Chinese video streaming service provider iQiyi Inc (IQ.O) raised $2.42 billion from a Nasdaq IPO in March, and Tencent Music Entertainment, China’s largest music-streaming firm, aims to raise up to 4 billion in a U.S. IPO planned for October.
Set up by former Google engineer Colin Huang in 2015, Pinduoduo will begin trading on Nasdaq under the symbol PDD on Thursday.
It said in U.S. regulatory filings that it had attracted over 300 million active buyers and more than 1 million merchants to its platform.
Due to low-priced products and a large user base in China’s smaller cities, the firm’s gross merchandise volume exceeded 100 billion yuan ($14.98 billion) last year. Alibaba’s Taobao marketplace took five years to reach that milestone, while JD.com took 10 years.
Investors and analysts also attribute its rapid growth to the online traffic derived from Tencent’s messaging-to-shopping app WeChat, which helps direct many of its more than 1 billion users to Pinduoduo.

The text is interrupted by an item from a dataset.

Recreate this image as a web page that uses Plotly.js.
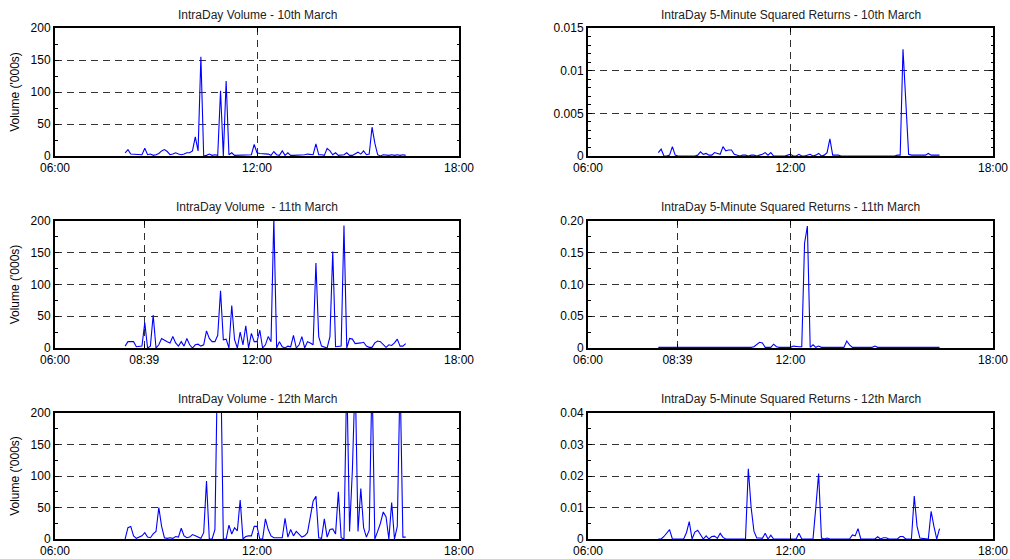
<!DOCTYPE html>
<html><head><meta charset="utf-8">
<script src="https://cdn.plot.ly/plotly-3.0.1.min.js"></script>
<style>html,body{margin:0;padding:0;background:#fff}#chart{width:1010px;height:559px}</style>
</head><body><div id="chart"></div>
<script>
// Sampling grid: 5-minute bars starting at 08:05
const startHour = 8 + 5 / 60;
const stepHours = 5 / 60;

// Volume ('000s)
const vol10 = [5,10,3,3,2,3,2,12,2,3, 1,2,4,8,10,7,2,3,5,3, 2,3,5,5,8,30,8,155,0,1, 3,1,2,1,102,0,117,2,5,1,
  1,1,1,1,2,2,18,5,4,4, 4,3,1,7,2,1,8,1,5,1, 1,1,1,1,2,3,3,2,19,2, 2,1,12,8,2,5,1,1,2,5,
  1,1,3,6,3,8,2,3,45,20, 2,0,2,1,1,2,1,2,1,2,1];
const vol11 = [3,10,10,10,2,3,3,40,0,3, 52,0,5,15,12,10,8,18,8,3, 10,3,15,5,0,5,6,3,5,27, 15,10,10,20,90,13,14,0,67,13,
  0,25,5,35,0,23,10,10,28,0, 5,18,10,205,0,10,2,0,3,2, 20,0,5,18,0,10,8,5,134,18, 3,2,0,18,152,2,3,3,193,0,
  15,14,7,7,8,9,3,1,1,8, 11,10,5,1,5,4,8,14,3,3,7];
const vol12 = [0,18,20,5,1,3,5,10,3,2, 8,12,50,20,2,1,2,1,4,3, 17,5,2,3,7,5,3,1,10,92, 0,0,15,300,300,0,0,22,8,18,
  13,62,0,4,5,5,20,20,0,0, 32,15,5,2,2,2,2,33,3,15, 5,12,8,3,5,10,35,60,68,2, 1,32,3,15,16,8,75,2,0,260,
  12,110,260,12,80,18,3,14,260,0, 12,25,43,35,0,58,0,20,260,3,3];

// 5-minute squared returns
const ret10 = [0.0004,0.0008,0,0,0.0001,0.0011,0.0001,0,0,0, 0,0,0,0,0.0001,0.0005,0.0002,0.0003,0.0001,0.0001,
  0.0004,0.0003,0.0002,0.0011,0.0006,0.0007,0.0007,0.0002,0.0001,0, 0.0001,0.0001,0,0.0001,0.0001,0,0.0001,0.0002,0.0004,0.0001,
  0.0004,0,0,0,0,0,0.0001,0.0002,0,0, 0.0002,0,0,0.0001,0.0002,0,0.0001,0.0003,0,0.0001,
  0.0004,0.0020,0.0001,0.0001,0.0001,0,0,0,0,0, 0,0,0,0,0,0,0,0,0,0,
  0,0,0,0,0,0.0001,0.0001,0.0125,0.0055,0.0002, 0.0001,0.0001,0.0001,0.0001,0.0001,0.0001,0.0003,0.0001,0.0001,0.0001,0.0001];
const ret11 = [0.001,0.001,0.001,0.001,0.001,0.0003,0.0005,0.001,0.001,0.001, 0.001,0.001,0.001,0.001,0.001,0.001,0.001,0.001,0.001,0.001,
  0.001,0.001,0.001,0.001,0.001,0.001,0.001,0.001,0.001,0.001, 0.001,0.001,0.001,0.001,0.002,0.006,0.009,0.008,0.001,0.001,
  0.001,0.006,0.002,0.001,0.001,0.001,0.001,0.001,0.003,0.002, 0.002,0.002,0.165,0.192,0.001,0.005,0.001,0.003,0.001,0.001,
  0.001,0.001,0.001,0.001,0.001,0.001,0.001,0.011,0.005,0.001, 0.001,0.001,0.001,0.001,0.001,0.001,0.001,0.003,0.001,0.001,
  0.001,0.001,0.001,0.001,0.001,0.001,0.001,0.001,0.001,0.002, 0.001,0.001,0.001,0.001,0.001,0.001,0.001,0.001,0.001,0.001,0.001];
const ret12 = [0,0,0.0008,0.002,0.003,0,0,0,0,0, 0.002,0.0055,0,0.0022,0.0028,0.0012,0,0.001,0,0.0008,
  0.0009,0.0002,0.0018,0.0005,0,0,0,0,0,0, 0,0,0.0223,0.01,0.0025,0.0003,0.0003,0.0002,0.0018,0,
  0.0012,0,0,0,0,0,0,0,0,0, 0.0018,0,0,0,0,0,0.01,0.0208,0.0003,0,
  0.0003,0,0,0,0,0,0,0,0,0.0013, 0.001,0.0033,0,0,0,0,0,0,0.0007,0,
  0.0004,0.0004,0,0,0,0,0.0008,0.0008,0,0, 0,0.0136,0.004,0.0003,0.0003,0.0001,0,0.0088,0.004,0,0.0033];

const panelTitles = [
  "IntraDay Volume - 10th March", "IntraDay 5-Minute Squared Returns - 10th March",
  "IntraDay Volume \u00a0- 11th March", "IntraDay 5-Minute Squared Returns - 11th March",
  "IntraDay Volume - 12th March", "IntraDay 5-Minute Squared Returns - 12th March"
];
const xTickVals = [6, 12, 18];
const xTickText = ["06:00", "12:00", "18:00"];
const xTickVals11 = [6, 8.65, 12, 18];
const xTickText11 = ["06:00", "08:39", "12:00", "18:00"];

const volTickVals = [0, 50, 100, 150, 200];
const volTickText = ["0", "50", "100", "150", "200"];
const ret10TickVals = [0, 0.005, 0.01, 0.015];
const ret10TickText = ["0", "0.005", "0.01", "0.015"];
const ret11TickVals = [0, 0.05, 0.10, 0.15, 0.20];
const ret11TickText = ["0", "0.05", "0.10", "0.15", "0.20"];
const ret12TickVals = [0, 0.01, 0.02, 0.03, 0.04];
const ret12TickText = ["0", "0.01", "0.02", "0.03", "0.04"];

const series = [vol10, ret10, vol11, ret11, vol12, ret12];
const yConf = [
  {range:[0,200], tv:volTickVals, tt:volTickText, minor:25, title:"Volume ('000s)"},
  {range:[0,0.015], tv:ret10TickVals, tt:ret10TickText, minor:0.001},
  {range:[0,200], tv:volTickVals, tt:volTickText, minor:25, title:"Volume ('000s)"},
  {range:[0,0.2], tv:ret11TickVals, tt:ret11TickText, minor:0.025},
  {range:[0,200], tv:volTickVals, tt:volTickText, minor:25, title:"Volume ('000s)"},
  {range:[0,0.04], tv:ret12TickVals, tt:ret12TickText, minor:0.005}
];

const W = 1010, H = 559;
const colDom = [[55/W, 459/W], [588/W, 993/W]];
const rowDom = [[1-156/H, 1-28/H], [1-348/H, 1-221/H], [1-539/H, 1-413/H]];
const titleY = [1-15/H, 1-207/H, 1-399/H];

const font = {family: "Liberation Sans, Arial, sans-serif", size: 12, color: "#000"};
const traces = [];
const layout = {
  width: W, height: H, autosize: false,
  margin: {l:0, r:0, t:0, b:0},
  paper_bgcolor: "#fff", plot_bgcolor: "#fff",
  showlegend: false, font: font, annotations: []
};

series.forEach((vals, k) => {
  const n = k + 1;
  const row = Math.floor(k / 2), col = k % 2;
  const xs = vals.map((_, i) => startHour + i * stepHours);
  traces.push({
    x: xs, y: vals, type: "scatter", mode: "lines",
    line: {color: "#0000ff", width: 1.1},
    xaxis: "x" + n, yaxis: "y" + n, hoverinfo: "skip"
  });
  const is11 = row === 1;
  const common = {
    showline: true, linecolor: "#000", linewidth: 2, mirror: "ticks",
    ticks: "inside", ticklen: 4, tickcolor: "#000", tickwidth: 1,
    zeroline: false, showgrid: true, gridcolor: "#333", gridwidth: 1, griddash: "7px,5px",
    tickfont: font, fixedrange: true
  };
  layout["xaxis" + n] = Object.assign({}, common, {
    domain: colDom[col], anchor: "y" + n, range: [6, 18],
    tickmode: "array", tickvals: is11 ? xTickVals11 : xTickVals, ticktext: is11 ? xTickText11 : xTickText
  });
  const yc = yConf[k];
  layout["yaxis" + n] = Object.assign({}, common, {
    domain: rowDom[row], anchor: "x" + n, range: yc.range,
    tickmode: "array", tickvals: yc.tv, ticktext: yc.tt,
    minor: {tickmode: "linear", tick0: 0, dtick: yc.minor, ticks: "inside", ticklen: 2.5, tickcolor: "#000", showgrid: false},
    title: yc.title ? {text: yc.title, font: font, standoff: 8} : undefined
  });
  layout.annotations.push({
    xref: "paper", yref: "paper", x: (colDom[col][0] + colDom[col][1]) / 2, y: titleY[row],
    xanchor: "center", yanchor: "middle", showarrow: false,
    text: panelTitles[k], font: {family: font.family, size: 12, color: "#222"}
  });
});

Plotly.newPlot("chart", traces, layout, {staticPlot: true, displayModeBar: false});
</script>
</body></html>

“We believe WeChat accounts for the majority of buyer traffic, and Pinduoduo could not have built up its large user base cost-effectively and rapidly without WeChat,” wrote Arun George, a technology analyst who publishes on independent research platform Smartkarma.
Pinduoduo’s revenue has grown sharply, reaching 1.38 billion yuan in January-March from 37 million yuan in the same period a year prior. Its net loss, however, remained broadly steady at 201 million yuan.
China Renaissance, CICC, Credit Suisse and Goldman Sachs are advising Pinduoduo.